From here, we need to see what the state is at each execution of read(). One part of the state is implicitly what line of code the execution is at; the other part is the state of variables at that line of code. So, in this case, if the states of the DSA are $S$, we have three different types of states for the DFA to accept $\operatorname{Copy}(L)$:

  • $OddPosFirstRead(s \in S)$: first read call
  • $OddPosSecondRead(s \in S, x \in \Sigma)$: second read call
  • $EvenPos(s \in S)$: third read call

If your formulation of a deterministic finite automaton does not provide a built-in way to signal errors (as in the early return of false in getting an unequal second letter at an odd position), then you will need to add an $Error$ state which always transitions to itself, and is not an accepting state. (In terms of the pseudocode, this can be viewed as imposing the restriction that the code must read all characters of the string until reaching the end, even if it knows before the end what the result will be.

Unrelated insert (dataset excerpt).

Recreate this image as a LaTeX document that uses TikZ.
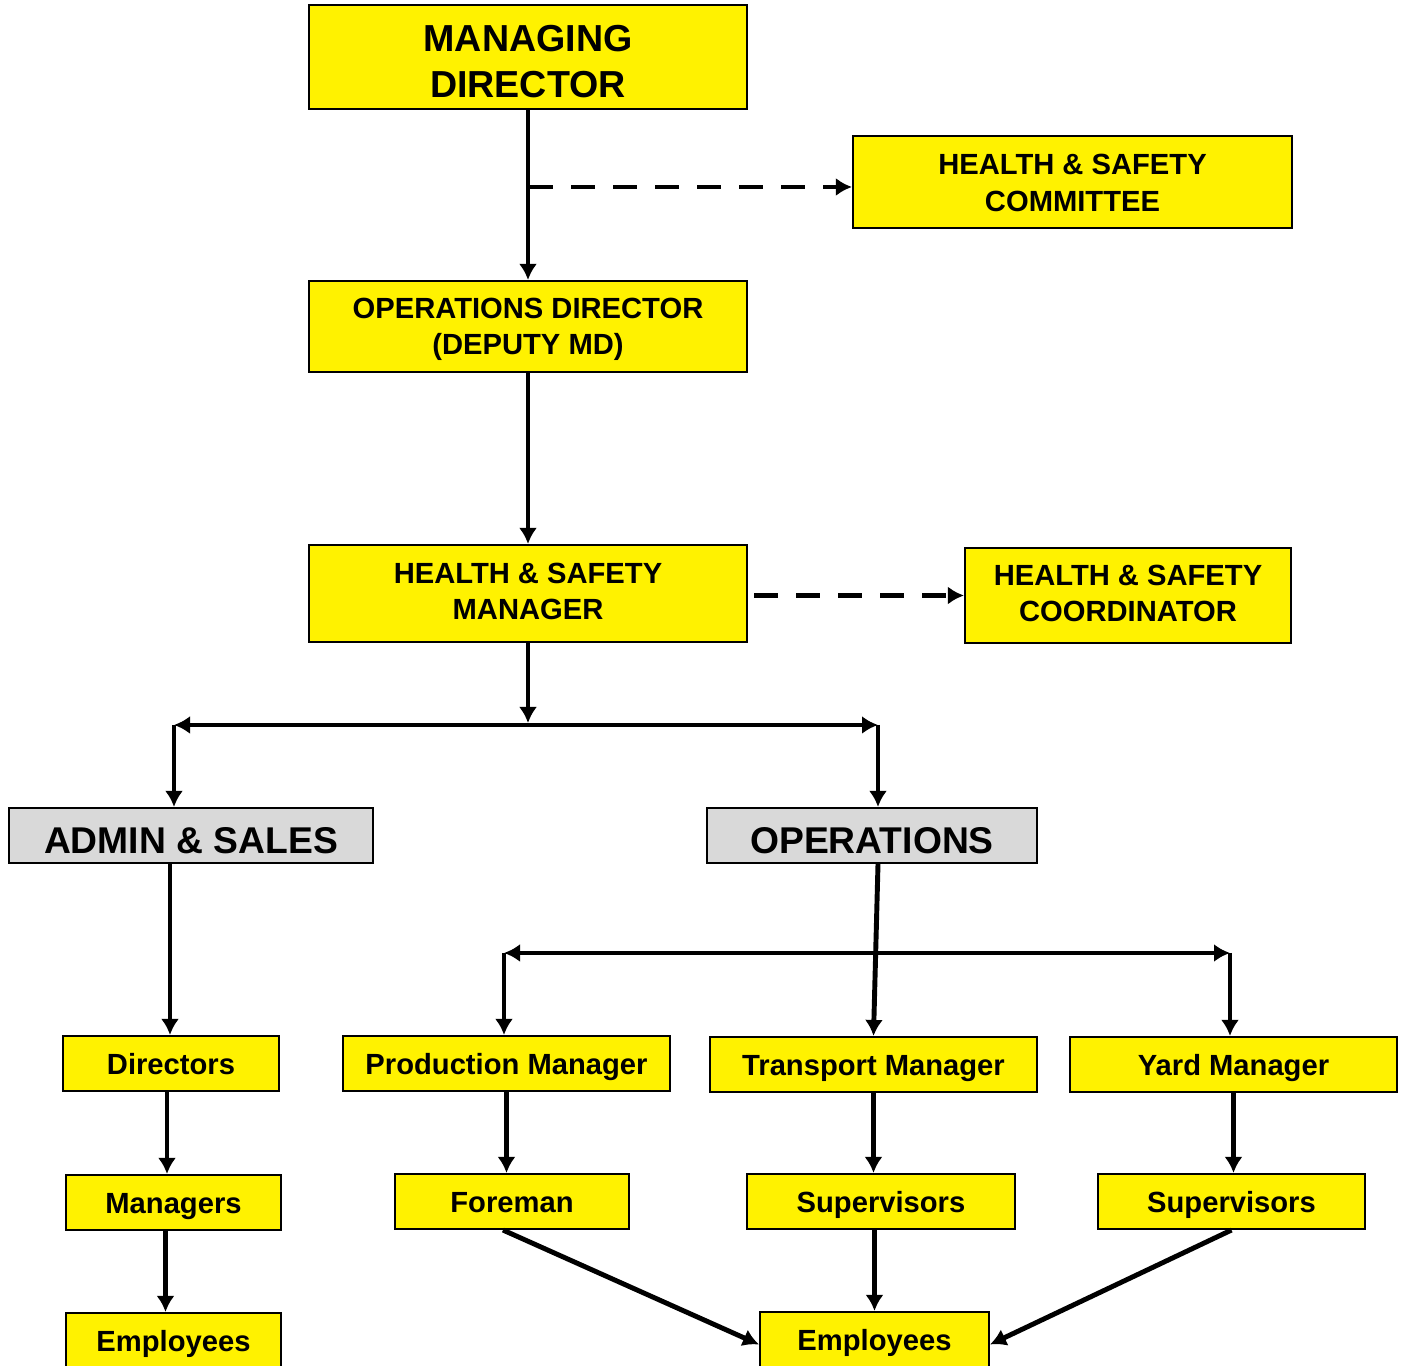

To fix the above pseudocode to meet this requirement, you could add an error: loop which just reads in and throws away characters until reaching the end, then returns false; then change the early return false to goto error.)

In other words, if $L$ is accepted by a DFA with states $S$, then we set \begin{align*} S' := & \{ OddPosFirstRead(s) \mid s \in S \} \sqcup \\ & \{ OddPosSecondRead(s, x) \mid s \in S, x \in \Sigma \} \sqcup \\ & \{ EvenPos(s) \mid s \in S \} \sqcup \\ & \{ Error \}. \end{align*} From here, I will leave it as an exercise to fill in the details of what the initial state is, what the state transitions are, and which states are accepting -- in terms of a given DFA and its initial state, state transitions, and accepting states.

(It might be interesting to note that in many modern programming languages which allow you to write coroutines, the compilers for these languages will internally do much the same sort of translation of the code into a state machine, in order to compile the coroutines into machine code. For example, think of the above code, but with each occurrence of read() replaced with await read().)